To determine the fate of phosphorothioate oligonucleotides (S-ODNs), which are commonly used for antisense strategy, in murine retina in vivo with the use of fluorescein isothiocyanate (FITC)–labeled S-ODNs, and to evaluate our fusogenic liposome system that may facilitate the delivery of S-ODNs.
The FITC-labeled S-ODNs were encapsulated in liposomes, which were then coated with the envelope of inactivated hemagglutinating virus of Japan (HVJ; Sendai virus) by fusion (HVJ liposomes). Intravitreal injection of naked FITC-labeled S-ODNs or of the HVJ liposomes was done in ICR mice. After fixation, cryosections and flat-mounted retinas were prepared and examined by fluorescence microscopy.

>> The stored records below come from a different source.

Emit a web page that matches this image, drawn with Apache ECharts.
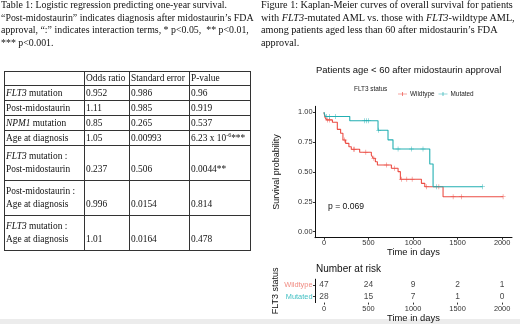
<!DOCTYPE html>
<html>
<head>
<meta charset="utf-8">
<title></title>
<script src="https://cdn.jsdelivr.net/npm/echarts@6/dist/echarts.min.js"></script>
<style>
*{ padding:0; margin:0; }
body{
    width:520px;
    height:324px;
    overflow:hidden;
    background:#fff;
    position:relative;
    font-family:"Liberation Serif","Times New Roman",serif;
    color:#111;
}
.band{ position:absolute; left:0; top:319px; width:520px; height:5px; background:#ececec; }
#main{ position:absolute; left:0; top:0; width:520px; height:324px; }
.cap{
    position:absolute;
    top:-1px;
    font-size:9.9px;
    line-height:12.5px;
    white-space:nowrap;
}
#tab{
    position:absolute;
    left:4px;
    top:71px;
    border-collapse:collapse;
    font-size:9.4px;
    line-height:13px;
}
#tab td{
    border:1px solid #333;
    padding:0 1px;
    vertical-align:middle;
    white-space:nowrap;
}
</style>
</head>
<body>
<div class="band"></div>
<div id="main"></div>
<div class="cap" style="left:1px;">Table 1: Logistic regression predicting one-year survival.<br>“Post-midostaurin” indicates diagnosis after midostaurin’s FDA<br>approval, “:” indicates interaction terms, * p&lt;0.05,&nbsp; ** p&lt;0.01,<br>*** p&lt;0.001.</div>
<div class="cap" style="left:261px;font-size:10.2px;">Figure 1: Kaplan-Meier curves of overall survival for patients<br>with <i>FLT3</i>-mutated AML vs. those with <i>FLT3</i>-wildtype AML,<br>among patients aged less than 60 after midostaurin’s FDA<br>approval.</div>
<table id="tab"></table>
<script>
// table 1
var headers = ['', 'Odds ratio', 'Standard error', 'P-value'];
var terms = ['<i>FLT3</i> mutation', 'Post-midostaurin', '<i>NPM1</i> mutation', 'Age at diagnosis',
    '<i>FLT3</i> mutation :<br>Post-midostaurin', 'Post-midostaurin :<br>Age at diagnosis', '<i>FLT3</i> mutation :<br>Age at diagnosis'];
var oddsRatio = ['0.952', '1.11', '0.85', '1.05', '0.237', '0.996', '1.01'];
var stdError = ['0.986', '0.985', '0.265', '0.00993', '0.506', '0.0154', '0.0164'];
var pValue = ['0.96', '0.919', '0.537', '6.23 x 10<sup style="font-size:6px;line-height:0">-6</sup>***', '0.0044**', '0.814', '0.478'];
var colWidths = [80, 45, 60, 61];

// survival curves (time in days, survival probability)
var wtTimes = [0, 12, 30, 95, 150, 187, 213, 243, 280, 307, 401, 532, 552, 577, 600, 757, 832, 858, 1094, 1132, 1337, 2011];
var wtSurv = [1, 0.957, 0.936, 0.916, 0.857, 0.824, 0.768, 0.74, 0.712, 0.69, 0.665, 0.642, 0.615, 0.586, 0.559, 0.531, 0.503, 0.439, 0.405, 0.377, 0.293, 0.293];
var wtCensor = [40, 60, 232, 330, 345, 470, 560, 700, 790, 870, 930, 990, 1150, 1290, 1450, 1543, 2011];
var mutTimes = [0, 15, 290, 607, 719, 775, 1188, 1225, 1780];
var mutSurv = [1, 0.964, 0.929, 0.849, 0.769, 0.693, 0.567, 0.377, 0.377];
var mutCensor = [30, 60, 130, 457, 476, 502, 614, 832, 982, 1112, 1262, 1780];

// number at risk
var riskTimes = [0, 500, 1000, 1500, 2000];
var wtRisk = [47, 24, 9, 2, 1];
var mutRisk = [28, 15, 7, 1, 0];
var groups = ['Wildtype', 'Mutated'];
var xTicks = [0, 500, 1000, 1500, 2000];
var yTicks = [0, 0.25, 0.5, 0.75, 1];

var red = '#EC4E45';
var teal = '#23AFB2';

// build table
var rowH = [14, 15, 15, 15, 15, 35, 35, 35];
var html = '<tr style="height:' + rowH[0] + 'px">';
for (var c = 0; c < headers.length; c++) {
    html += '<td style="width:' + (colWidths[c] - 3) + 'px">' + headers[c] + '</td>';
}
html += '</tr>';
for (var r = 0; r < terms.length; r++) {
    var pre = terms[r].indexOf('<br>') > -1 ? '&nbsp;<br>' : '';
    html += '<tr style="height:' + rowH[r + 1] + 'px"><td>' + terms[r] + '</td><td>' + pre + oddsRatio[r] +
        '</td><td>' + pre + stdError[r] + '</td><td>' + pre + pValue[r] + '</td></tr>';
}
document.getElementById('tab').innerHTML = html;

function pairs(t, s) {
    var out = [];
    for (var i = 0; i < t.length; i++) out.push([t[i], s[i]]);
    return out;
}
function survAt(t, s, x) {
    var v = s[0];
    for (var i = 0; i < t.length; i++) { if (t[i] <= x) v = s[i]; }
    return v;
}
function censorPts(ct, t, s) {
    return ct.map(function (x) { return [x, survAt(t, s, x)]; });
}
function riskPts(name, vals) {
    return riskTimes.map(function (x, i) { return [x, name, vals[i]]; });
}

var plus = 'path://M4,0h1v9h-1z M0,4h9v1h-9z';
var legIcon = 'path://M0,4h13v1h-13z M6,1.5h1v6h-1z';
var sans = 'Liberation Sans, Arial, sans-serif';

var chart = echarts.init(document.getElementById('main'));
var option = {
    animation: false,
    textStyle: { fontFamily: sans },
    title: {
        text: 'Patients age < 60 after midostaurin approval',
        left: 311, top: 61,
        textStyle: { fontSize: 9.45, fontWeight: 'normal', color: '#111', fontFamily: sans }
    },
    legend: {
        data: [{ name: 'Wildtype', icon: legIcon }, { name: 'Mutated', icon: legIcon }],
        left: 393, top: 86,
        itemWidth: 9, itemHeight: 6, itemGap: 4,
        textStyle: { fontSize: 6.4, color: '#222', padding: [0, 0, 0, -2] }
    },
    graphic: [
        { type: 'text', left: 354, top: 86.5, style: { text: 'FLT3 status', fontSize: 6.4, fill: '#222', fontFamily: sans } },
        { type: 'text', left: 328, top: 202, style: { text: 'p = 0.069', fontSize: 8.6, fill: '#111', fontFamily: sans } },
        { type: 'text', left: 316, top: 264, style: { text: 'Number at risk', fontSize: 10, fill: '#111', fontFamily: sans } }
    ],
    grid: [
        { left: 315, right: 8, top: 106.3, height: 131.4 },
        { left: 315, right: 8, top: 279.2, height: 23.4 }
    ],
    xAxis: [0, 1].map(function (g) {
        return {
            type: 'value', gridIndex: g, min: -100.5, max: 2111,
            name: 'Time in days', nameLocation: 'middle', nameGap: g === 0 ? 10.5 : 11,
            nameTextStyle: { fontSize: 9.4, color: '#111' },
            axisLine: { onZero: false, lineStyle: { color: '#111', width: 1 } },
            axisTick: { show: true, length: 2, customValues: xTicks, lineStyle: { color: '#333' } },
            axisLabel: {
                customValues: xTicks, fontSize: 7.4, color: '#333', margin: g === 0 ? 2 : 3,
                formatter: function (v) { return String(v); }
            },
            splitLine: { show: false }
        };
    }),
    yAxis: [
        {
            type: 'value', gridIndex: 0, min: -0.05, max: 1.05,
            name: 'Survival probability', nameLocation: 'middle', nameGap: 34,
            nameTextStyle: { fontSize: 9, color: '#111' },
            axisLine: { show: true, onZero: false, lineStyle: { color: '#111', width: 1 } },
            axisTick: { show: true, length: 2, customValues: yTicks, lineStyle: { color: '#333' } },
            axisLabel: {
                customValues: yTicks, fontSize: 7.4, color: '#333', margin: 2.5,
                formatter: function (v) { return v.toFixed(2); }
            },
            splitLine: { show: false }
        },
        {
            type: 'category', gridIndex: 1, data: groups, inverse: true,
            name: 'FLT3 status', nameLocation: 'middle', nameGap: 34,
            nameTextStyle: { fontSize: 9, color: '#111' },
            axisLine: { onZero: false, lineStyle: { color: '#111', width: 1 } },
            axisTick: { show: true, length: 2, alignWithLabel: true, lineStyle: { color: '#333' } },
            axisLabel: {
                fontSize: 7.4, margin: 2.5,
                formatter: function (v) { return '{' + (v === 'Wildtype' ? 'w' : 'm') + '|' + v + '}'; },
                rich: { w: { color: '#F08A80', fontSize: 7.4 }, m: { color: '#3FBFC2', fontSize: 7.4 } }
            }
        }
    ],
    series: [
        {
            name: 'Wildtype', type: 'line', step: 'end', xAxisIndex: 0, yAxisIndex: 0,
            data: pairs(wtTimes, wtSurv), showSymbol: false, symbol: 'none',
            lineStyle: { color: red, width: 1.1 }, itemStyle: { color: red }
        },
        {
            name: 'Mutated', type: 'line', step: 'end', xAxisIndex: 0, yAxisIndex: 0,
            data: pairs(mutTimes, mutSurv), showSymbol: false, symbol: 'none',
            lineStyle: { color: teal, width: 1.1 }, itemStyle: { color: teal }
        },
        {
            name: 'wt censor', type: 'scatter', xAxisIndex: 0, yAxisIndex: 0,
            data: censorPts(wtCensor, wtTimes, wtSurv), symbol: plus, symbolSize: 5,
            itemStyle: { color: red }
        },
        {
            name: 'mut censor', type: 'scatter', xAxisIndex: 0, yAxisIndex: 0,
            data: censorPts(mutCensor, mutTimes, mutSurv), symbol: plus, symbolSize: 5,
            itemStyle: { color: teal }
        },
        {
            name: 'risk', type: 'scatter', xAxisIndex: 1, yAxisIndex: 1,
            data: riskPts('Wildtype', wtRisk).concat(riskPts('Mutated', mutRisk)),
            symbolSize: 0,
            label: {
                show: true, position: 'inside', fontSize: 8.4, color: '#111',
                formatter: function (p) { return p.value[2]; }
            }
        }
    ]
};
chart.setOption(option);
</script>
</body>
</html>
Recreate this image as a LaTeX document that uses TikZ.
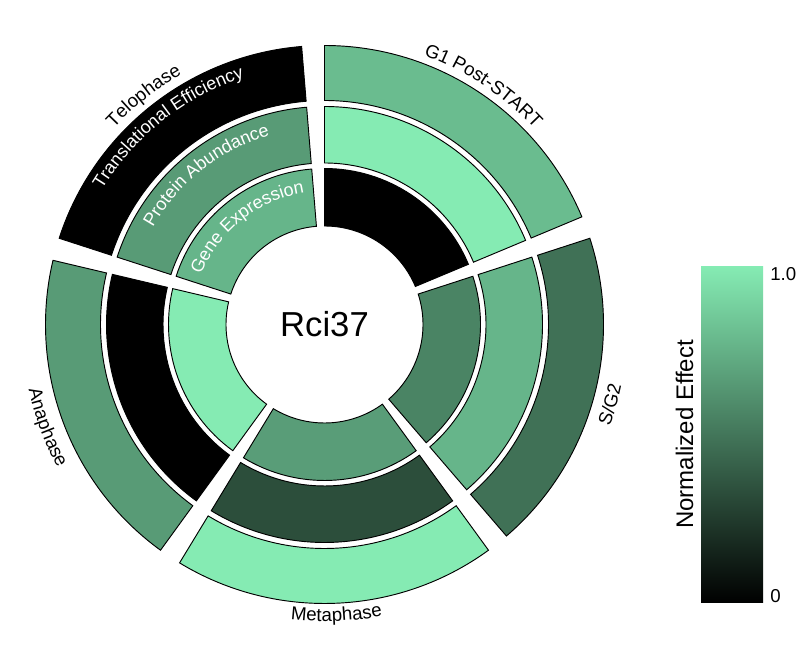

Injection of naked FITC-labeled S-ODNs at 3 µmol/L exhibited weak fluorescence in 13% of the cells in the ganglion cell layer. When the concentration was increased to 30 µmol/L, high fluorescence was seen in 59% of cells in the ganglion cell layer at this time. This fluorescence diminished within a day. In contrast, injection of HVJ liposomes containing FITC-labeled S-ODNs at 3 µmol/L resulted in high fluorescence in 44% of the cells in the ganglion cell layer at 1 hour, and this fluorescence lasted for up to 3 days. This treatment also resulted in high fluorescence within retinal vessel walls, and weak fluorescence in photoreceptor cells.
Intravitreally injected S-ODNs were rapidly eliminated from neural retina, and the use of HVJ liposomes could improve the delivery of S-ODNs. This method may be a potentially useful system for the antisense-based therapies for retinal diseases.